I know this sounds like a clever way for me to brag on myself, but that’s not the point. If I brag at all, I brag that I have great friends who would go out of their way to tell me that I’ve loved and seen. When I read her whole text, sitting in a Mexican restaurant on the highway home, after the emotional day I’d had, I had to fight back the tears.
It literally felt so good it hurt.
The thing is … and she gets this … people that do what I do, don’t do it for the thanks, the award, the spotlight, the recognition. We do it so that it gets done.
And when your friend, someone who has taught and mentored and loved you into being says “I see you,” all the work is worth it.
The same thing happened from another friend about 10 days ago but I was so shy about it that I thought it was a one-off. But the universe teaches me when I’m prepared to learn and I’ve learned the value of being valued by two good friends recently.
And I’m going to do this for others from now on because I see them, too.

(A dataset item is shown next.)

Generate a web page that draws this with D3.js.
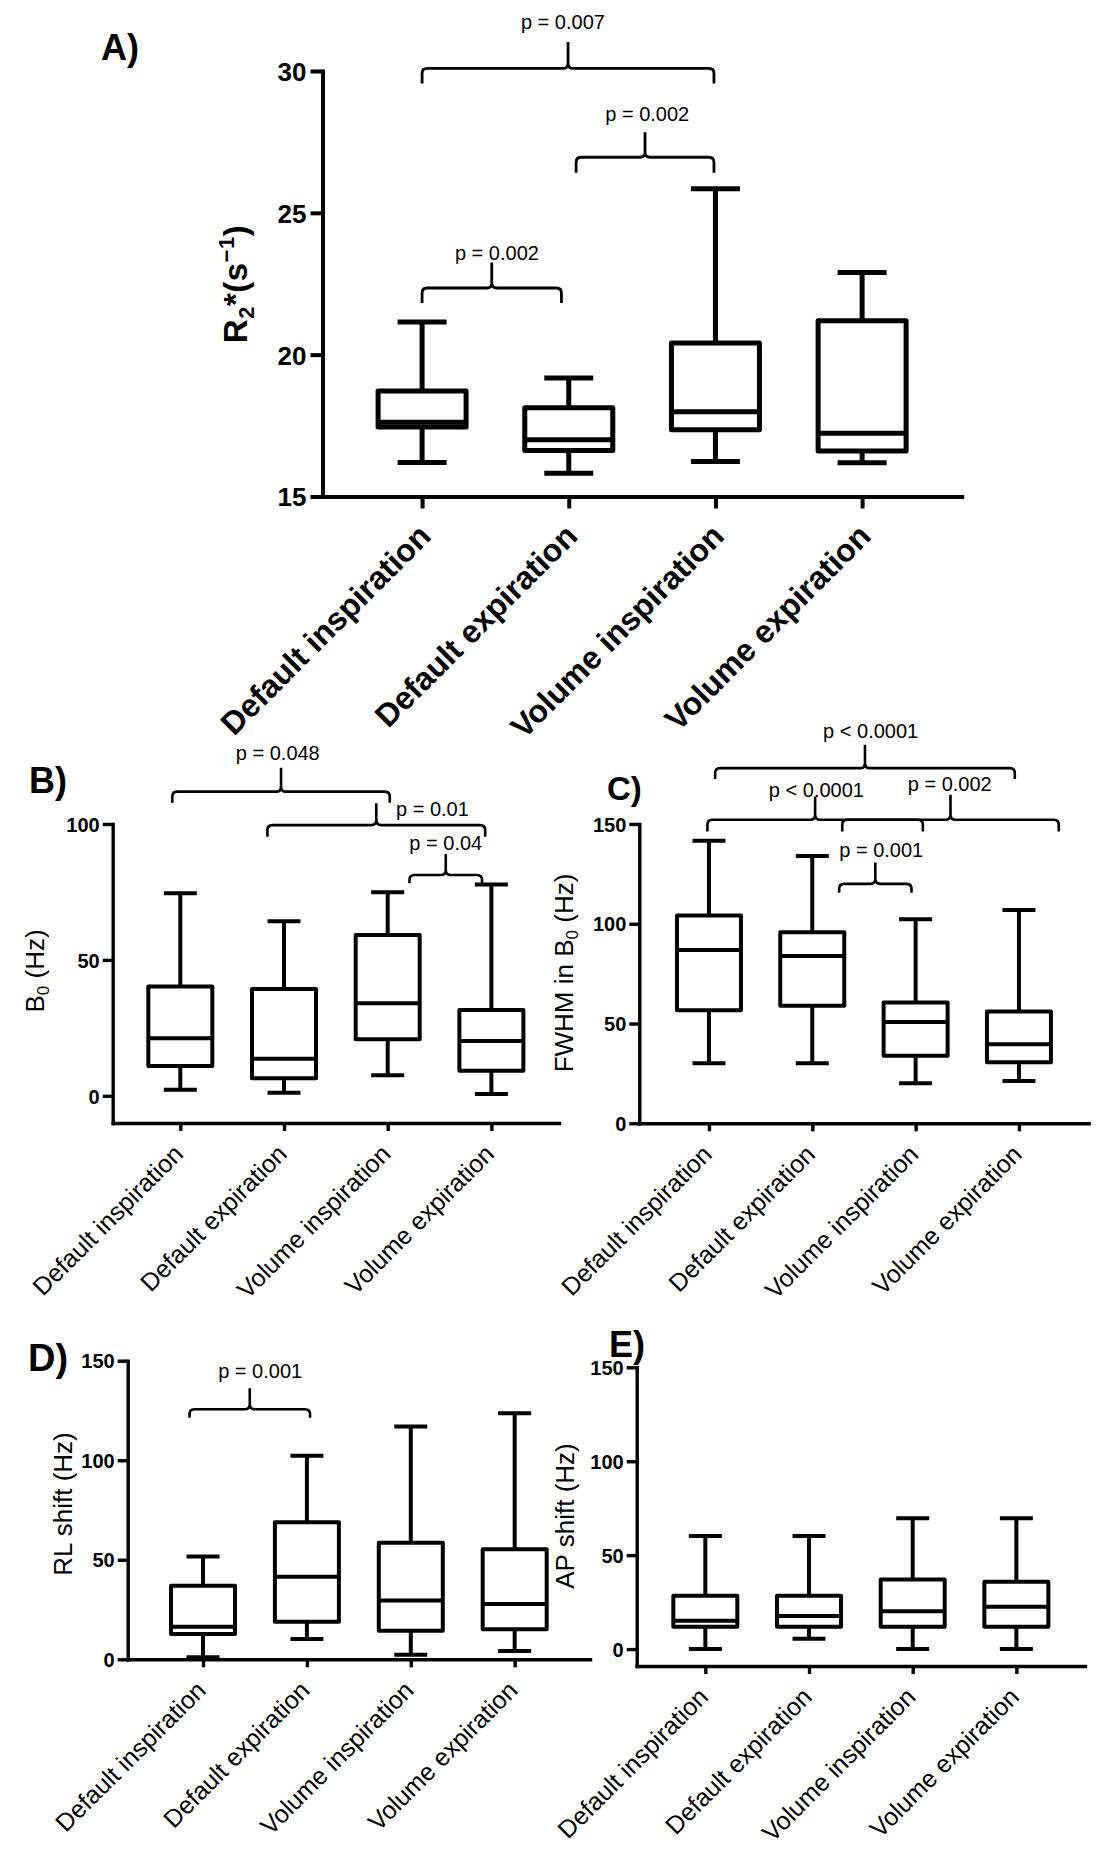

“Everyone thinks of changing the world, but no one thinks of changing himself.”
— Leo Tolstoy
I can’t believe I didn’t know this but most of the Great Courses series of college courses taught by award-winning Professors a the greatest schools in the world is on Audible for free. This past week I listened to a course of Winston Churchill, Henry VII, the Apocryphal Jesus, and Robert E. Lee’s field command. I had a ton of windshield time but I made it far more productive than just listening to the news or some good tunes. If you have audible, search “The Great Courses,” and thank me later!